-------- DATASET EXTRACT --------

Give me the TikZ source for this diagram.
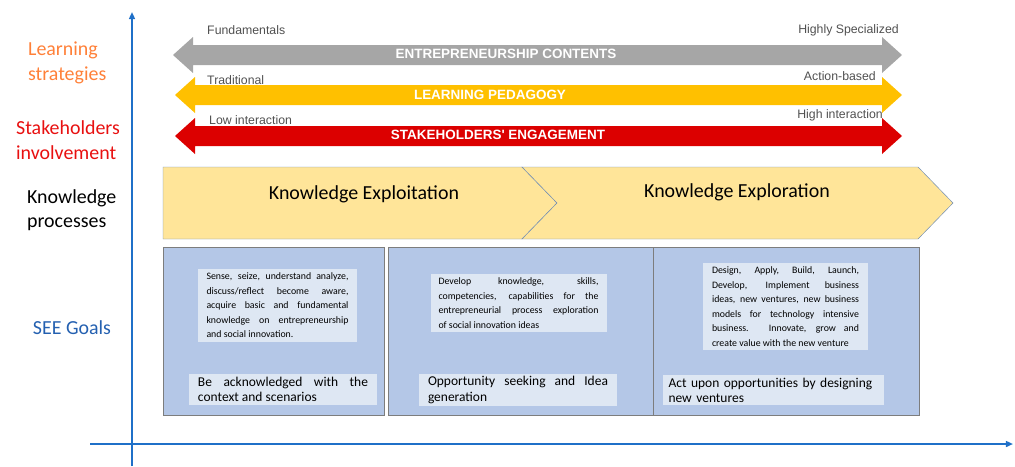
\documentclass[tikz,border=0pt]{standalone}
\usepackage{fontspec}
\setmainfont{Carlito}
\newfontfamily\arialfont{Liberation Sans}
\usetikzlibrary{arrows.meta}

\definecolor{axisblue}{RGB}{31,112,200}
\definecolor{learnorange}{RGB}{255,128,56}
\definecolor{stakered}{RGB}{232,16,16}
\definecolor{goaltext}{RGB}{36,96,176}
\definecolor{arrowgray}{RGB}{166,166,166}
\definecolor{arrowyellow}{RGB}{255,192,0}
\definecolor{arrowred}{RGB}{220,0,0}
\definecolor{labelgray}{RGB}{80,80,80}
\definecolor{chevronfill}{RGB}{255,229,153}
\definecolor{chevronline}{RGB}{110,140,180}
\definecolor{goalfill}{RGB}{180,199,231}
\definecolor{goalline}{RGB}{125,125,125}
\definecolor{notefill}{RGB}{222,231,243}

\begin{document}
\begin{tikzpicture}[x=0.03cm,y=-0.03cm]
  \useasboundingbox (0,0) rectangle (1015,466);

  \tikzset{
    sidelabel/.style={align=left, anchor=west, font=\fontsize{17}{21}\selectfont},
    endlabel/.style={font=\arialfont\fontsize{10.5}{12}\selectfont, text=labelgray, inner sep=0pt},
    bandlabel/.style={font=\arialfont\bfseries\fontsize{11.5}{13}\selectfont, text=white, inner sep=0pt},
    processlabel/.style={font=\fontsize{17}{20}\selectfont},
    goalbox/.style={draw=goalline, fill=goalfill, minimum height=5.04cm, inner sep=0pt},
    notebox/.style={fill=notefill, align=justify, inner xsep=0.24cm, inner ysep=0.12cm,
      font=\fontsize{8.4}{12.4}\selectfont},
    aimbox/.style={fill=notefill, align=justify, inner xsep=0.28cm, inner ysep=0.09cm,
      font=\fontsize{11.5}{13}\selectfont},
    axis/.style={axisblue, line width=1.6pt, -{Triangle[length=6pt,width=5pt]}}
  }

  % axes
  \coordinate (yb) at (132,466);
  \coordinate (yt) at (132,12);
  \coordinate (xl) at (90,444);
  \coordinate (xr) at (1013,444);
  \draw[axis] (yb) -- (yt);
  \draw[axis] (xl) -- (xr);

  % side labels
  \node[sidelabel, text=learnorange] (ls) at (24,63) {Learning\\strategies};
  \node[sidelabel, text=stakered] (si) at (12,140) {Stakeholders\\involvement};
  \node[sidelabel] (kp) at (23,210) {Knowledge\\processes};
  \node[font=\fontsize{17}{21}\selectfont, text=goaltext] (sg) at (72,328) {SEE Goals};

  % bands
  \fill[arrowgray] (173,55) -- (193,37) -- (193,45) -- (882,45) -- (882,37) -- (902,55)
    -- (882,73) -- (882,65) -- (193,65) -- (193,73) -- cycle;
  \fill[arrowyellow] (175,95) -- (195,77) -- (195,85) -- (882,85) -- (882,77) -- (902,95)
    -- (882,113) -- (882,105) -- (195,105) -- (195,113) -- cycle;
  \fill[arrowred] (175,136) -- (195,118) -- (195,126) -- (882,126) -- (882,118) -- (902,136)
    -- (882,154) -- (882,146) -- (195,146) -- (195,154) -- cycle;

  \node[bandlabel] (ec) at (506,54) {ENTREPRENEURSHIP CONTENTS};
  \node[bandlabel] (lp) at (490,95) {LEARNING PEDAGOGY};
  \node[bandlabel] (se) at (498,135) {STAKEHOLDERS' ENGAGEMENT};

  \node[endlabel, anchor=west] (fu) at (207,30) {Fundamentals};
  \node[endlabel, anchor=east] (hs) at (899,30) {Highly Specialized};
  \node[endlabel, anchor=west] (tr) at (207,80) {Traditional};
  \node[endlabel, anchor=east] (ab) at (876,76) {Action-based};
  \node[endlabel, anchor=west] (li) at (209,120) {Low interaction};
  \node[endlabel, anchor=east] (hi) at (883,115) {High interaction};

  % knowledge processes
  \draw[chevronline, fill=chevronfill] (163,167) -- (522,167) -- (557,203) -- (522,239)
    -- (163,239) -- cycle;
  \draw[chevronline, fill=chevronfill] (522,167) -- (918,167) -- (953,203) -- (918,239)
    -- (522,239) -- (557,203) -- cycle;
  \node[processlabel] (kx) at (364,194) {Knowledge Exploitation};
  \node[processlabel] (kr) at (737,192) {Knowledge Exploration};

  % goals
  \node[goalbox, minimum width=6.63cm] (g1) at (273.5,331) {};
  \node[goalbox, minimum width=7.95cm] (g2) at (520.5,331) {};
  \node[goalbox, minimum width=7.98cm] (g3) at (786,331) {};

  \node[notebox, text width=4.26cm] (n1) at (277.5,305.5)
    {Sense, seize, understand analyze,\linebreak discuss/reflect become aware,\linebreak
     acquire basic and fundamental\linebreak knowledge on entrepreneurship\linebreak
     and social innovation.};
  \node[notebox, text width=4.8cm] (n2) at (518.5,303)
    {Develop knowledge, skills,\linebreak competencies, capabilities for the\linebreak
     entrepreneurial process exploration\linebreak of social innovation ideas};
  \node[notebox, text width=4.41cm, inner xsep=0.27cm] (n3) at (785.5,306.5)
    {Design, Apply, Build, Launch,\linebreak Develop, Implement business\linebreak
     ideas, new ventures, new business\linebreak models for technology intensive\linebreak
     business. Innovate, grow and\linebreak create value with the new venture};

  \node[aimbox, text width=5.1cm] (a1) at (283,389.5)
    {Be acknowledged with the\linebreak context and scenarios};
  \node[aimbox, text width=5.4cm] (a2) at (518,390)
    {Opportunity seeking and Idea\linebreak generation};
  \node[aimbox, text width=6.3cm, inner xsep=0.16cm, align=left] (a3) at (773.5,390)
    {Act upon opportunities by designing\\new ventures};
\end{tikzpicture}
\end{document}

--------

EXERCISE PROMPT =
Omit every picture, then reproduce the rest of the listing exactly.

ANSWER TO THIS EXERCISE =
Give me the TikZ source for this diagram.
\documentclass[tikz,border=0pt]{standalone}
\usepackage{fontspec}
\setmainfont{Carlito}
\newfontfamily\arialfont{Liberation Sans}
\usetikzlibrary{arrows.meta}

\definecolor{axisblue}{RGB}{31,112,200}
\definecolor{learnorange}{RGB}{255,128,56}
\definecolor{stakered}{RGB}{232,16,16}
\definecolor{goaltext}{RGB}{36,96,176}
\definecolor{arrowgray}{RGB}{166,166,166}
\definecolor{arrowyellow}{RGB}{255,192,0}
\definecolor{arrowred}{RGB}{220,0,0}
\definecolor{labelgray}{RGB}{80,80,80}
\definecolor{chevronfill}{RGB}{255,229,153}
\definecolor{chevronline}{RGB}{110,140,180}
\definecolor{goalfill}{RGB}{180,199,231}
\definecolor{goalline}{RGB}{125,125,125}
\definecolor{notefill}{RGB}{222,231,243}

\begin{document}
\begin{tikzpicture}[x=0.03cm,y=-0.03cm]
  \useasboundingbox (0,0) rectangle (1015,466);

  \tikzset{
    sidelabel/.style={align=left, anchor=west, font=\fontsize{17}{21}\selectfont},
    endlabel/.style={font=\arialfont\fontsize{10.5}{12}\selectfont, text=labelgray, inner sep=0pt},
    bandlabel/.style={font=\arialfont\bfseries\fontsize{11.5}{13}\selectfont, text=white, inner sep=0pt},
    processlabel/.style={font=\fontsize{17}{20}\selectfont},
    goalbox/.style={draw=goalline, fill=goalfill, minimum height=5.04cm, inner sep=0pt},
    notebox/.style={fill=notefill, align=justify, inner xsep=0.24cm, inner ysep=0.12cm,
      font=\fontsize{8.4}{12.4}\selectfont},
    aimbox/.style={fill=notefill, align=justify, inner xsep=0.28cm, inner ysep=0.09cm,
      font=\fontsize{11.5}{13}\selectfont},
    axis/.style={axisblue, line width=1.6pt, -{Triangle[length=6pt,width=5pt]}}
  }

  % axes
  \coordinate (yb) at (132,466);
  \coordinate (yt) at (132,12);
  \coordinate (xl) at (90,444);
  \coordinate (xr) at (1013,444);
  \draw[axis] (yb) -- (yt);
  \draw[axis] (xl) -- (xr);

  % side labels
  \node[sidelabel, text=learnorange] (ls) at (24,63) {Learning\\strategies};
  \node[sidelabel, text=stakered] (si) at (12,140) {Stakeholders\\involvement};
  \node[sidelabel] (kp) at (23,210) {Knowledge\\processes};
  \node[font=\fontsize{17}{21}\selectfont, text=goaltext] (sg) at (72,328) {SEE Goals};

  % bands
  \fill[arrowgray] (173,55) -- (193,37) -- (193,45) -- (882,45) -- (882,37) -- (902,55)
    -- (882,73) -- (882,65) -- (193,65) -- (193,73) -- cycle;
  \fill[arrowyellow] (175,95) -- (195,77) -- (195,85) -- (882,85) -- (882,77) -- (902,95)
    -- (882,113) -- (882,105) -- (195,105) -- (195,113) -- cycle;
  \fill[arrowred] (175,136) -- (195,118) -- (195,126) -- (882,126) -- (882,118) -- (902,136)
    -- (882,154) -- (882,146) -- (195,146) -- (195,154) -- cycle;

  \node[bandlabel] (ec) at (506,54) {ENTREPRENEURSHIP CONTENTS};
  \node[bandlabel] (lp) at (490,95) {LEARNING PEDAGOGY};
  \node[bandlabel] (se) at (498,135) {STAKEHOLDERS' ENGAGEMENT};

  \node[endlabel, anchor=west] (fu) at (207,30) {Fundamentals};
  \node[endlabel, anchor=east] (hs) at (899,30) {Highly Specialized};
  \node[endlabel, anchor=west] (tr) at (207,80) {Traditional};
  \node[endlabel, anchor=east] (ab) at (876,76) {Action-based};
  \node[endlabel, anchor=west] (li) at (209,120) {Low interaction};
  \node[endlabel, anchor=east] (hi) at (883,115) {High interaction};

  % knowledge processes
  \draw[chevronline, fill=chevronfill] (163,167) -- (522,167) -- (557,203) -- (522,239)
    -- (163,239) -- cycle;
  \draw[chevronline, fill=chevronfill] (522,167) -- (918,167) -- (953,203) -- (918,239)
    -- (522,239) -- (557,203) -- cycle;
  \node[processlabel] (kx) at (364,194) {Knowledge Exploitation};
  \node[processlabel] (kr) at (737,192) {Knowledge Exploration};

  % goals
  \node[goalbox, minimum width=6.63cm] (g1) at (273.5,331) {};
  \node[goalbox, minimum width=7.95cm] (g2) at (520.5,331) {};
  \node[goalbox, minimum width=7.98cm] (g3) at (786,331) {};

  \node[notebox, text width=4.26cm] (n1) at (277.5,305.5)
    {Sense, seize, understand analyze,\linebreak discuss/reflect become aware,\linebreak
     acquire basic and fundamental\linebreak knowledge on entrepreneurship\linebreak
     and social innovation.};
  \node[notebox, text width=4.8cm] (n2) at (518.5,303)
    {Develop knowledge, skills,\linebreak competencies, capabilities for the\linebreak
     entrepreneurial process exploration\linebreak of social innovation ideas};
  \node[notebox, text width=4.41cm, inner xsep=0.27cm] (n3) at (785.5,306.5)
    {Design, Apply, Build, Launch,\linebreak Develop, Implement business\linebreak
     ideas, new ventures, new business\linebreak models for technology intensive\linebreak
     business. Innovate, grow and\linebreak create value with the new venture};

  \node[aimbox, text width=5.1cm] (a1) at (283,389.5)
    {Be acknowledged with the\linebreak context and scenarios};
  \node[aimbox, text width=5.4cm] (a2) at (518,390)
    {Opportunity seeking and Idea\linebreak generation};
  \node[aimbox, text width=6.3cm, inner xsep=0.16cm, align=left] (a3) at (773.5,390)
    {Act upon opportunities by designing\\new ventures};
\end{tikzpicture}
\end{document}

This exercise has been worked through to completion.